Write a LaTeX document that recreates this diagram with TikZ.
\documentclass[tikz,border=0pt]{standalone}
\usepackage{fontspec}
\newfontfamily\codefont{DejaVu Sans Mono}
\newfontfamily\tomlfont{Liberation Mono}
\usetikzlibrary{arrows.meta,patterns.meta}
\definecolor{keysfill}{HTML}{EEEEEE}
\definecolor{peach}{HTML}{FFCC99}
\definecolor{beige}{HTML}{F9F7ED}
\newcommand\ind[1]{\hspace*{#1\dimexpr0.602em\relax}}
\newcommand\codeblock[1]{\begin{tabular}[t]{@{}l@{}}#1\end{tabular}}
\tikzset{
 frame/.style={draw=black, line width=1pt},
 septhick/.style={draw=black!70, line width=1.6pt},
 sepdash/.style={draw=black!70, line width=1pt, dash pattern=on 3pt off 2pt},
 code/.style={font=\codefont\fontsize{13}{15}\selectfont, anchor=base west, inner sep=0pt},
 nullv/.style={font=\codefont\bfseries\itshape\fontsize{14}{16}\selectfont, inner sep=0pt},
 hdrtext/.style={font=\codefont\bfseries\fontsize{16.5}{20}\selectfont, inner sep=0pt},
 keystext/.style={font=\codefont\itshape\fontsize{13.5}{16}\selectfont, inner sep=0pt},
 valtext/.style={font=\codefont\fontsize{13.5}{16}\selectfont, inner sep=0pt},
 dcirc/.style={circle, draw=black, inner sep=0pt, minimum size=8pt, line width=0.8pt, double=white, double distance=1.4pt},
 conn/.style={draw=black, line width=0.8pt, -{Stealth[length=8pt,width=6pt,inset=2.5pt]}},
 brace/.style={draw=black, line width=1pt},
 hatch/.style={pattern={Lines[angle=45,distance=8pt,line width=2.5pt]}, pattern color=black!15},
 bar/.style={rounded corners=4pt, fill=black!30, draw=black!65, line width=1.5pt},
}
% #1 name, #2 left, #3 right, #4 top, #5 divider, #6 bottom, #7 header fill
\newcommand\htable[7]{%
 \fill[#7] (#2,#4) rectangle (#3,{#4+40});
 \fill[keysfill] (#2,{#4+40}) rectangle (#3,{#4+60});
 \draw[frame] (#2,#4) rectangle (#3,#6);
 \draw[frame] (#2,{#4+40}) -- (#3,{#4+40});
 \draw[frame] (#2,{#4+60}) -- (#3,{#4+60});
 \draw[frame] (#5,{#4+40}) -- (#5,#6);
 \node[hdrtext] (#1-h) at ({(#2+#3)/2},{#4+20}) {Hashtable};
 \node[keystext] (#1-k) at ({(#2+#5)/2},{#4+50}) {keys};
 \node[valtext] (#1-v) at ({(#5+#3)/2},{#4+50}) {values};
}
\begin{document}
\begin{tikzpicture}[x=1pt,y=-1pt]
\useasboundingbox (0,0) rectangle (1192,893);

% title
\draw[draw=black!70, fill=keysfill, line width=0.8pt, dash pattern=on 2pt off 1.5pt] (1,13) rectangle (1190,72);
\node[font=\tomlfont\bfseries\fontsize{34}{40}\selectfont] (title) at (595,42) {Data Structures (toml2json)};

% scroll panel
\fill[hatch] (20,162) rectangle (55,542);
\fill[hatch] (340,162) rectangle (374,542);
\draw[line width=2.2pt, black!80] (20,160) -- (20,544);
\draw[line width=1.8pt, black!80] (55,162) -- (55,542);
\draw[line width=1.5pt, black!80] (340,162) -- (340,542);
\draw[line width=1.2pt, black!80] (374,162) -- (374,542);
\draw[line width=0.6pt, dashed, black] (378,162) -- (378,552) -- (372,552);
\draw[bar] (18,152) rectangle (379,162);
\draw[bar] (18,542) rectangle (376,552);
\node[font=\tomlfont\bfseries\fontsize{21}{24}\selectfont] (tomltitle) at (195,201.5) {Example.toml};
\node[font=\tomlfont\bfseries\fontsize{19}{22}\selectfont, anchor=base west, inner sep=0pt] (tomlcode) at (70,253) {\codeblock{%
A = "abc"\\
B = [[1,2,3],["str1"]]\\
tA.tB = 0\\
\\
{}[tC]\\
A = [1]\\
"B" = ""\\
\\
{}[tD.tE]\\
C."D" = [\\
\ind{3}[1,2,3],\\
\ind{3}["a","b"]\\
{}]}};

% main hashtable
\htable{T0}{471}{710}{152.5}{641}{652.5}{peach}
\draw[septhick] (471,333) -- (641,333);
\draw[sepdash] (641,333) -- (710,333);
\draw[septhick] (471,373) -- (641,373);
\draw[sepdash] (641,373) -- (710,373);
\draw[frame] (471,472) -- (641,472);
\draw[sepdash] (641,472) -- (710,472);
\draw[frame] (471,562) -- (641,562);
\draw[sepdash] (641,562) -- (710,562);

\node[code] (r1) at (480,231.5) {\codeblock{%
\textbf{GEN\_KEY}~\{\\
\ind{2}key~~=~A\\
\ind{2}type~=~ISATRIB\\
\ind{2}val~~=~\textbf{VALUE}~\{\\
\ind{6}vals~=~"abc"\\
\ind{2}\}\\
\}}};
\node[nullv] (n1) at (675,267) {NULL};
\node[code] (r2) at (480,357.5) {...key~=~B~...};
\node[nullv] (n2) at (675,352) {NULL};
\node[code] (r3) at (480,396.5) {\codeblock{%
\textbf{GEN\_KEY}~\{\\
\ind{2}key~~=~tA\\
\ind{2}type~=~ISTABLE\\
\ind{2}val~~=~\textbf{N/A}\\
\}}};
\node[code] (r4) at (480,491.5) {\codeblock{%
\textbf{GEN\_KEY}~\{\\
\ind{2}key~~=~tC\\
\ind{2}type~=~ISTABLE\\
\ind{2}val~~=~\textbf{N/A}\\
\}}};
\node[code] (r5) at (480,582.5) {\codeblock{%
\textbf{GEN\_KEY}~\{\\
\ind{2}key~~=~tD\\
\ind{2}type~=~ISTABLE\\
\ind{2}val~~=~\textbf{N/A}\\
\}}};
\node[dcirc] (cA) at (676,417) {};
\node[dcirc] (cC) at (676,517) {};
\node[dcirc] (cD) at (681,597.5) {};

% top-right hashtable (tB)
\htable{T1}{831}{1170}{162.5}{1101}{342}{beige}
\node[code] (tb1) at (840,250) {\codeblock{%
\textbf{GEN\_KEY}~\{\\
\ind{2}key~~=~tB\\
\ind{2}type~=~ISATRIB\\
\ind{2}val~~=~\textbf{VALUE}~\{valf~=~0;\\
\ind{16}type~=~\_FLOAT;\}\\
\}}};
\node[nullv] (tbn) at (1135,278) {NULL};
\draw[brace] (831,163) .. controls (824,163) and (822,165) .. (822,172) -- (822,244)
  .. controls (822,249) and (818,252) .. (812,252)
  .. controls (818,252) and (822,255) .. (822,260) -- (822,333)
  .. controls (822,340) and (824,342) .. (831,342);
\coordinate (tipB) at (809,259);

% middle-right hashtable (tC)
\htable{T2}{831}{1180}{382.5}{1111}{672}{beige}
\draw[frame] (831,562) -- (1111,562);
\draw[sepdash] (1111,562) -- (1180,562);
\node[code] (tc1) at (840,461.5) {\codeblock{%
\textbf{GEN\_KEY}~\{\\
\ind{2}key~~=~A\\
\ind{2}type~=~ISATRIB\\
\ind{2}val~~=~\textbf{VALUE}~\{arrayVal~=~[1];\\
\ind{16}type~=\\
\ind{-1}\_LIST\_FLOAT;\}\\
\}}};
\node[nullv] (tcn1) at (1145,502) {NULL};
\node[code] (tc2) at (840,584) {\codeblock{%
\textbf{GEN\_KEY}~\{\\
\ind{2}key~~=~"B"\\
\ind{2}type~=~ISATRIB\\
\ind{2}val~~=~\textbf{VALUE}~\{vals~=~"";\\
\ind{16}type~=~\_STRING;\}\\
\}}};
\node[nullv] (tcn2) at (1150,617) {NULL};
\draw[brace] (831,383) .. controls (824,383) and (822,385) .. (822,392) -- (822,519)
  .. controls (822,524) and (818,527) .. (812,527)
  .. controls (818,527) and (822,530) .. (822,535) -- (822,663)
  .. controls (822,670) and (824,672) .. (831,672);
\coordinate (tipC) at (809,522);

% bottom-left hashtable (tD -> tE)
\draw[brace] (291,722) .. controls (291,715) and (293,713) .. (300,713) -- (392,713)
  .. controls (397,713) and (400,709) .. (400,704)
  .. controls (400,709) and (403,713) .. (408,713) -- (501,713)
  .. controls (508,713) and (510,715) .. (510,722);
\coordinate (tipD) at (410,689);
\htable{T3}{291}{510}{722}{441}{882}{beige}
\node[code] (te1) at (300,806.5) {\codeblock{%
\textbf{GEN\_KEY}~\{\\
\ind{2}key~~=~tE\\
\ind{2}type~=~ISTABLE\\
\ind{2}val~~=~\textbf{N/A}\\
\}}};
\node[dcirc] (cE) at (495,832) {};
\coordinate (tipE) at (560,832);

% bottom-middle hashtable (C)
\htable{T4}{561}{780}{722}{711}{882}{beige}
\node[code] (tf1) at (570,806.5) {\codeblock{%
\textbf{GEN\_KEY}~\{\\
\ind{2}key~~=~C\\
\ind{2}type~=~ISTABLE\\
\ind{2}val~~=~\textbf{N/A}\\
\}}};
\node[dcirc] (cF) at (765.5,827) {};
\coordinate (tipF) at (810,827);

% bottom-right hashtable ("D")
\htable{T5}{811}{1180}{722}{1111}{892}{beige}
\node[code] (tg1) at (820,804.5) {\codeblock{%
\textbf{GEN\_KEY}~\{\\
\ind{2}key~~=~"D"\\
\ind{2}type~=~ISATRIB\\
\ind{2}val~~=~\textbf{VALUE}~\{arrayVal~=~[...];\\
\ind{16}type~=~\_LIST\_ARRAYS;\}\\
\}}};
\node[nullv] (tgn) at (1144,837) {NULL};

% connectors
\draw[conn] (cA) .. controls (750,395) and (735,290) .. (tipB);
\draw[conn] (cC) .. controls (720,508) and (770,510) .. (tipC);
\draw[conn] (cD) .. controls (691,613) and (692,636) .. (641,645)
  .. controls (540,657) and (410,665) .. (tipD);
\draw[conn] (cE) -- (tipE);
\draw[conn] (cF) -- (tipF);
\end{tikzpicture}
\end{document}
##########
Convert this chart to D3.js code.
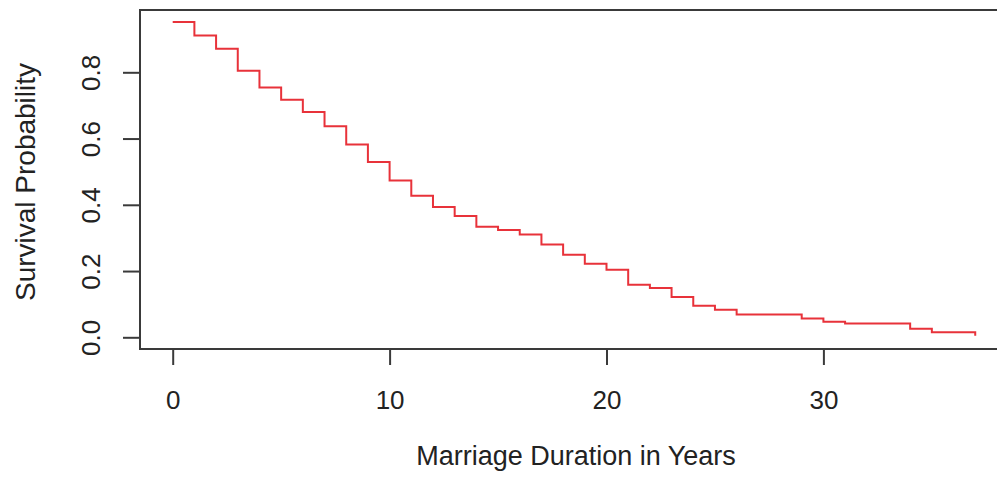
##########
■ **STATED PROBLEM**:
Find all lines holding the string "this" and copy them.

■ **RESULT OF THE EXERCISE**:
Write a LaTeX document that recreates this diagram with TikZ.
Convert this chart to D3.js code.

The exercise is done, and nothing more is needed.